La mer « Medi-terranée » demeure encore la Yam Hagadol – son nom hébraïque dans l’Ancien Testament- la Grande Mer…
1. Le 12 juillet 2008 à 11:04, par Philippe En réponse à : L’Union pour la Méditerranée, renouveau de la coopération euro-méditerranéenne ?
J’ajouterai cher Schams le rôle de Barcelone et de la PEV dans la transformation de l’administration jordanienne, ce qui est, je pense, le meilleur exemple. La Jordanie s’est totalement appropriée son « plan d’action » comme un élément de sa réforme.
2. Le 13 juillet 2008 à 03:01, par ? En réponse à : L’Union pour la Méditerranée, renouveau de la coopération euro-méditerranéenne ?
Pour une vision complémentaire du sujet :
http://www.theglobeandmail.com/servlet/story/RTGAM.20080701.wcosarkozy02/BNStory/specialComment/homeUn article signé avec Clémence Vatier.
Andrew D Bishop whatyoumustread.blogspot.com
3. Le 13 juillet 2008 à 09:16, par Jacques Chauvin, Pdt, UEF-France. En réponse à : L’Union pour la Méditerranée, renouveau de la coopération euro-méditerranéenne ?
Merci à Schams et au Taurillon pour cet excellent article. Information abondante présentée avec une magistrale clarté. : il nous faut d’autres articles de cette classe sur bien d’autres sujets, où la fameuse « pédagogie de l’Europe » n’est pas facile.
Félicitations.
4. Le 13 juillet 2008 à 13:05, par Fabien Cazenave En réponse à : L’Union pour la Méditerranée, renouveau de la coopération euro-méditerranéenne ?
Je suis personnellement assez effaré par le traitement médiatique du lancement de l’UPM : Syrie, 43 chefs d’Etats présents à Paris, les questions de protocole...
Personne ne parle d’Euromed ou de ce que l’UPM va réellement faire. Peu de monde parle des changements intervenus dans la préparation de ce « projet de civilisation ».
Mais peut-on mettre un carton rouge permanent aux médias ?
5. Le 15 juillet 2008 à 10:35, par Schams E. En réponse à : L’Union pour la Méditerranée, renouveau de la coopération euro-méditerranéenne ?
Merci, je pense cela dit que la participation d’el Assad est une tres bonne chose pour ameliorer le climat regional. Il y a eu des absents regrettés (le Roi du Maroc), des absents habituels (la Lybie) mais des surprises positives (Assad).

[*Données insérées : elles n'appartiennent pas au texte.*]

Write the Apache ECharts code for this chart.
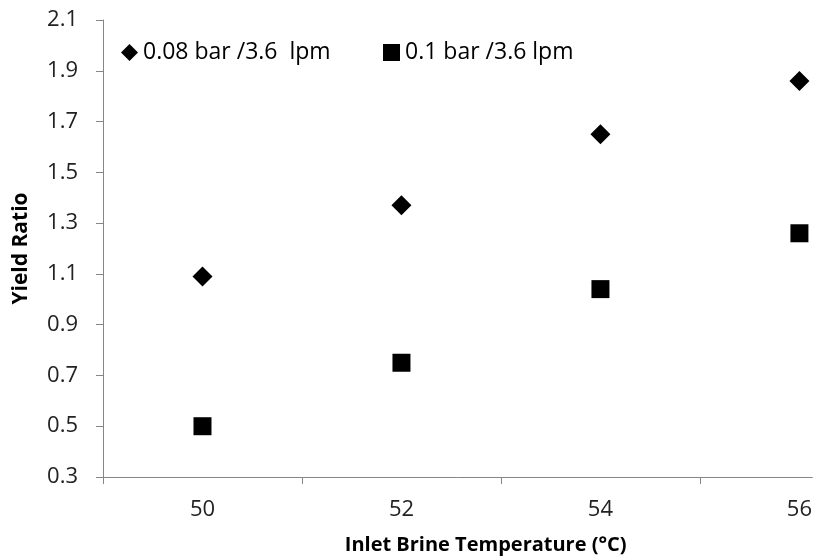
<!DOCTYPE html>
<html>
<head>
<meta charset="utf-8">
<script src="https://cdn.jsdelivr.net/npm/echarts@6/dist/echarts.min.js"></script>
<style>
  html, body { margin: 0; padding: 0; background: #fff; }
  #chart { width: 815px; height: 560px; }
</style>
</head>
<body>
<div id="chart"></div>
<script>
const temps = [50, 52, 54, 56];
const ratio008 = [1.09, 1.37, 1.65, 1.86];
const ratio01 = [0.50, 0.75, 1.04, 1.26];
const xLabels = [50, 52, 54, 56];
const xTicks = [49, 51, 53, 55];

const chart = echarts.init(document.getElementById("chart"));
const font = "'Open Sans', 'Liberation Sans', sans-serif";
const name008 = "0.08 bar /3.6  lpm";
const name01 = "0.1 bar /3.6 lpm";

const legendBase = {
  top: 36,
  itemWidth: 17,
  itemHeight: 17,
  itemGap: 6,
  itemStyle: { opacity: 1 },
  textStyle: { fontFamily: font, fontSize: 23, color: "#000" },
};

const option = {
  animation: false,
  backgroundColor: "#fff",
  grid: {
    left: 103,
    top: 20,
    height: 460,
    right: 0,
  },
  legend: [
    Object.assign({}, legendBase, { left: 116, data: [{ name: name008, icon: "diamond" }] }),
    Object.assign({}, legendBase, { left: 378, data: [{ name: name01, icon: "rect" }] }),
  ],
  xAxis: {
    type: "value",
    min: 49,
    max: 56.13,
    name: "Inlet Brine Temperature (°C)",
    nameLocation: "middle",
    nameGap: 58,
    nameTextStyle: {
      fontFamily: font,
      fontSize: 20,
      fontWeight: "bold",
      color: "#000",
      padding: [0, 0, 0, 56],
    },
    axisLine: { lineStyle: { color: "#868686", width: 1 } },
    axisTick: {
      show: true,
      length: 7,
      customValues: xTicks,
      lineStyle: { color: "#868686" },
    },
    axisLabel: {
      fontFamily: font,
      fontSize: 22,
      color: "#222",
      margin: 22,
      customValues: xLabels,
    },
    splitLine: { show: false },
  },
  yAxis: {
    type: "value",
    min: 0.3,
    max: 2.1,
    interval: 0.2,
    name: "Yield Ratio",
    nameLocation: "middle",
    nameGap: 71,
    nameTextStyle: { fontFamily: font, fontSize: 21, fontWeight: "bold", color: "#000" },
    axisLine: { show: true, lineStyle: { color: "#868686", width: 1 } },
    axisTick: { show: true, length: 7, lineStyle: { color: "#868686" } },
    axisLabel: {
      fontFamily: font,
      fontSize: 22,
      color: "#222",
      margin: 25,
      formatter: (v) => v.toFixed(1),
    },
    splitLine: { show: false },
  },
  series: [
    {
      name: name008,
      type: "scatter",
      symbol: "diamond",
      symbolSize: 20,
      itemStyle: { color: "#000", opacity: 1 },
      data: temps.map((t, i) => [t, ratio008[i]]),
    },
    {
      name: name01,
      type: "scatter",
      symbol: "rect",
      symbolSize: 18,
      itemStyle: { color: "#000", opacity: 1 },
      data: temps.map((t, i) => [t, ratio01[i]]),
    },
  ],
};

chart.setOption(option);
</script>
</body>
</html>
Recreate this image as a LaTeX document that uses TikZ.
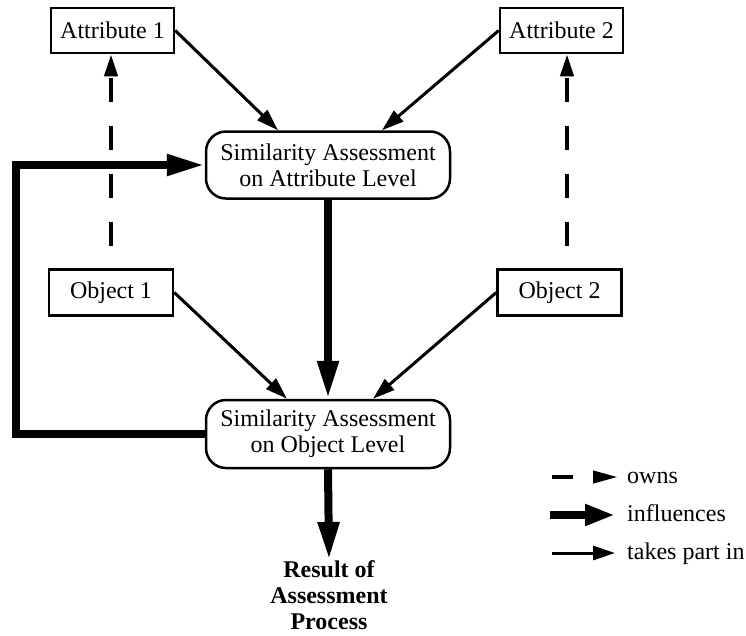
\documentclass[tikz,border=0pt]{standalone}
\usepackage{fontspec}
\setmainfont{Liberation Serif}
\usetikzlibrary{arrows.meta}
\begin{document}
\begin{tikzpicture}[x=1pt,y=-1pt,
  every node/.style={font=\fontsize{24}{26}\selectfont},
  plainbox/.style={draw,line width=2.5pt,minimum width=123pt,minimum height=45pt,inner sep=0pt},
  assessbox/.style={draw,line width=2.5pt,rounded corners=20pt,minimum width=244pt,
    minimum height=67pt,align=center,inner sep=0pt},
  partarrow/.style={line width=3pt,-{Triangle[length=22pt,width=14pt]}},
  ownarrow/.style={line width=4pt,dash pattern=on 24pt off 24pt,-{Triangle[length=22pt,width=13pt]}},
  inflarrow/.style={line width=8pt,-{Triangle[length=38pt,width=20pt]}},
  legendtext/.style={anchor=base west,inner sep=0pt},
]
\useasboundingbox (0,0) rectangle (746,635);

% entities
\node[plainbox] (a1) at (112.5,30.5) {Attribute 1};
\node[plainbox] (a2) at (561.5,30.5) {Attribute 2};
\node[plainbox,minimum width=124pt,minimum height=46pt] (o1) at (111,292.5) {Object 1};
\node[plainbox,minimum width=124pt,minimum height=46pt] (o2) at (559.5,292.5) {Object 2};

% assessment steps
\node[assessbox] (sa) at (328,165) {Similarity Assessment\\on Attribute Level};
\node[assessbox,minimum height=68pt] (so) at (328,434) {Similarity Assessment\\on Object Level};

% result
\node[anchor=north,inner sep=0pt,align=center,font=\fontsize{24}{26}\selectfont\bfseries]
  (res) at (329,560) {Result of\\Assessment\\Process};

% ownership (dashed)
\coordinate (own1) at (111,246);
\coordinate (own2) at (567,246);
\draw[ownarrow] (own1) -- (own1 |- a1.south);
\draw[ownarrow] (own2) -- (own2 |- a2.south);

% taking part
\draw[partarrow] (a1.east) -- ([xshift=-50pt]sa.north);
\draw[partarrow] (a2.west) -- ([xshift=54pt]sa.north);
\draw[partarrow] (o1.east) -- ([xshift=-41pt]so.north);
\draw[partarrow] (o2.west) -- ([xshift=45pt]so.north);

% influences
\draw[inflarrow] (sa.south) -- (so.north);
\draw[inflarrow] (so.west) -- ++(-189,0) |- (sa.west);
\draw[inflarrow] (so.south) -- (res.north);

% legend
\node[legendtext] (lown) at (627,483) {owns};
\node[legendtext] (linf) at (627,521) {influences};
\node[legendtext] (lpart) at (627,559) {takes part in};
\coordinate (kown) at (552,477);
\coordinate (kinf) at (550,515);
\coordinate (kpart) at (552,553);
\draw[line width=4pt,dash pattern=on 21pt off 30pt,-{Triangle[length=25pt,width=12pt]}]
  (kown) -- ([xshift=-9pt]kown -| lown.west);
\draw[line width=8pt,-{Triangle[length=30pt,width=20pt]}]
  (kinf) -- ([xshift=-12pt]kinf -| linf.west);
\draw[partarrow] (kpart) -- ([xshift=-12pt]kpart -| lpart.west);
\end{tikzpicture}
\end{document}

Les journalistes n’y sont pour rien, même s’il serait toujours souhaitable d’avoir davantage d’expertise de leur part. Par exemple, les medias ont martelé l’idée que « Sarkozy a réunit pour la premiere fois Israel et ses voisins arabes, et notamment palestiniens » alors que non, Mahmoud Abbas a retrouvé Ehud Olmert plusieurs fois déjà, rien de special à cet egard.

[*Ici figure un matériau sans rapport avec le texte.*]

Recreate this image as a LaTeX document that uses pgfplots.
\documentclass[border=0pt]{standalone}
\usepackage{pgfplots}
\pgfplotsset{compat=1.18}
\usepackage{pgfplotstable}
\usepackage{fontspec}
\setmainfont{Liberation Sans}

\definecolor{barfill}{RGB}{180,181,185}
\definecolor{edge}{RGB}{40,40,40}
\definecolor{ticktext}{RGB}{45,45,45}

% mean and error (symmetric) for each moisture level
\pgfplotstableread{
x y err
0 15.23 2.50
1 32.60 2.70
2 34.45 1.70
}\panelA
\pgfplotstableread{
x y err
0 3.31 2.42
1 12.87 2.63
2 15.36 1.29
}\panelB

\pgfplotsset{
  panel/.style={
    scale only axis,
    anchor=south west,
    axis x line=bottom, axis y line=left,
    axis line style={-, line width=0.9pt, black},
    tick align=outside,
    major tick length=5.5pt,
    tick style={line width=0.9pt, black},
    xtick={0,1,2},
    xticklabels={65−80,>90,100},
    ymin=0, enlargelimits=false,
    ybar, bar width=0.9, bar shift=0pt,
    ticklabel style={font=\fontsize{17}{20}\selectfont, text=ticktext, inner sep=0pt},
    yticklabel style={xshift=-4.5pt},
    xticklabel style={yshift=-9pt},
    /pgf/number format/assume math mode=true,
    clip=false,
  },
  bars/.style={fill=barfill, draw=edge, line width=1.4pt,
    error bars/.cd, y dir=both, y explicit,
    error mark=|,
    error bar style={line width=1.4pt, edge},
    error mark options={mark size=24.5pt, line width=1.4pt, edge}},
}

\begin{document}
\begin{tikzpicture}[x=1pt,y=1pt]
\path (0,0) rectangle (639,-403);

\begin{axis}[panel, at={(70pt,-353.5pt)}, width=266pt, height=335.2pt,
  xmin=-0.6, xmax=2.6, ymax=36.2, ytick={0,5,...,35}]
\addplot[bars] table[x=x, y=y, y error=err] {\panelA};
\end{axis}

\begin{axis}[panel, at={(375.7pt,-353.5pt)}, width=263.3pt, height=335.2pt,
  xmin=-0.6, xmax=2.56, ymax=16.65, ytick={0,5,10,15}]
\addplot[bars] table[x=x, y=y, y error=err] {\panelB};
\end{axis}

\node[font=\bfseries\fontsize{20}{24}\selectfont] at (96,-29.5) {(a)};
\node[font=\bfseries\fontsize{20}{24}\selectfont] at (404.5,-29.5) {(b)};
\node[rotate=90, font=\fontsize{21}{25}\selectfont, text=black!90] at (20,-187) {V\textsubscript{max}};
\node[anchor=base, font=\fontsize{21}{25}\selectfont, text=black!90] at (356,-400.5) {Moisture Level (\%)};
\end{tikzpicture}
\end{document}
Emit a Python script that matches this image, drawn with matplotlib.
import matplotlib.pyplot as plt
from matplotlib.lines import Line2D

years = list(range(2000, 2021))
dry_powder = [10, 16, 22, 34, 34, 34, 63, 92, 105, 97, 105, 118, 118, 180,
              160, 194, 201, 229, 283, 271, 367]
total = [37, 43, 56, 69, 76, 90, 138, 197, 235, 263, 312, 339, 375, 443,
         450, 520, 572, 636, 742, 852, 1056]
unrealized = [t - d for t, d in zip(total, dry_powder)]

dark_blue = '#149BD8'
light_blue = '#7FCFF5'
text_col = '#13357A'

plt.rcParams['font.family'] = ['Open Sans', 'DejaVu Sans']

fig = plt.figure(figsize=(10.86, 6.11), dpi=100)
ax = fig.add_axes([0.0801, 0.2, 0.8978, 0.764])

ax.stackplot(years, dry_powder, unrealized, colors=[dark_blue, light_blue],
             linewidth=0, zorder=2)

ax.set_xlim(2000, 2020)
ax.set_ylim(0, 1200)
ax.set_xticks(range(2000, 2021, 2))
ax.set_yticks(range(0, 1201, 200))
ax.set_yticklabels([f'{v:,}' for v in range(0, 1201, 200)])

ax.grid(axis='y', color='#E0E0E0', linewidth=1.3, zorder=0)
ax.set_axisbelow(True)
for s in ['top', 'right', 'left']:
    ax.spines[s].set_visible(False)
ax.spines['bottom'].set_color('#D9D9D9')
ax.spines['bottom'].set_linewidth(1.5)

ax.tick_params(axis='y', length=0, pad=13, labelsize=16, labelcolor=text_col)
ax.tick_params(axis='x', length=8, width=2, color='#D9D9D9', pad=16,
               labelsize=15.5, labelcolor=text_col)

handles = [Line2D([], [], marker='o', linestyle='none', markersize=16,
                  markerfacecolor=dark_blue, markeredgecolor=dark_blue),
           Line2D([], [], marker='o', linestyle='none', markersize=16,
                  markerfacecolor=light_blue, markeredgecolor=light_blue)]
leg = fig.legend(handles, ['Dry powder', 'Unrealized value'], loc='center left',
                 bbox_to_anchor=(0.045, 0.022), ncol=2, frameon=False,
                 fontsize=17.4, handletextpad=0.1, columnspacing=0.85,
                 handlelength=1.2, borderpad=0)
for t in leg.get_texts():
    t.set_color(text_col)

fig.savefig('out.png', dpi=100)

Ce qui etait remarquable c’etait la participation generale : tous les Etats a l’exception de la Lybie (le Maroc etant represénté), et notamment la participation de Abdelaziz Bouteflika alors que ce-dernier menaçait de ne pas venir si Israel venait - pour des raisons de politiques interieures et de campagne presidentielle a venir, notamment. Bref, de bonnes choses sont arrivés malgré tout.
Maintenant sur le fond, la declaration est on ne peut plus banale, il n’y a pratiquement pas d’innovation par rapport à la cooperation euromed actuelle. La sécurité maritime, la protection des eaux, l’aide aux PME ? Des programmes communautaires importants s’en occupent déjà et depuis longtemps. L’education ? Idem. Le supérieur ? Idem. Sincerement je n’avais pas connaissance de programmes de cooperation pour le developpement de l’energie solaire, mais vis-a-vis des grandes paroles unitaires de Sarkozy, on ne peut que se rendre a l’evidence : l’UPM est le discours d’un homme par un homme et pour un homme, le premier etant le candidat Sarkozy, le deuxieme etant Guaino, le dernier etant Sarkozy Président.
Nous ne sommes pas sorti de la politique pure, c’est dommage mais on devait s’y attendre.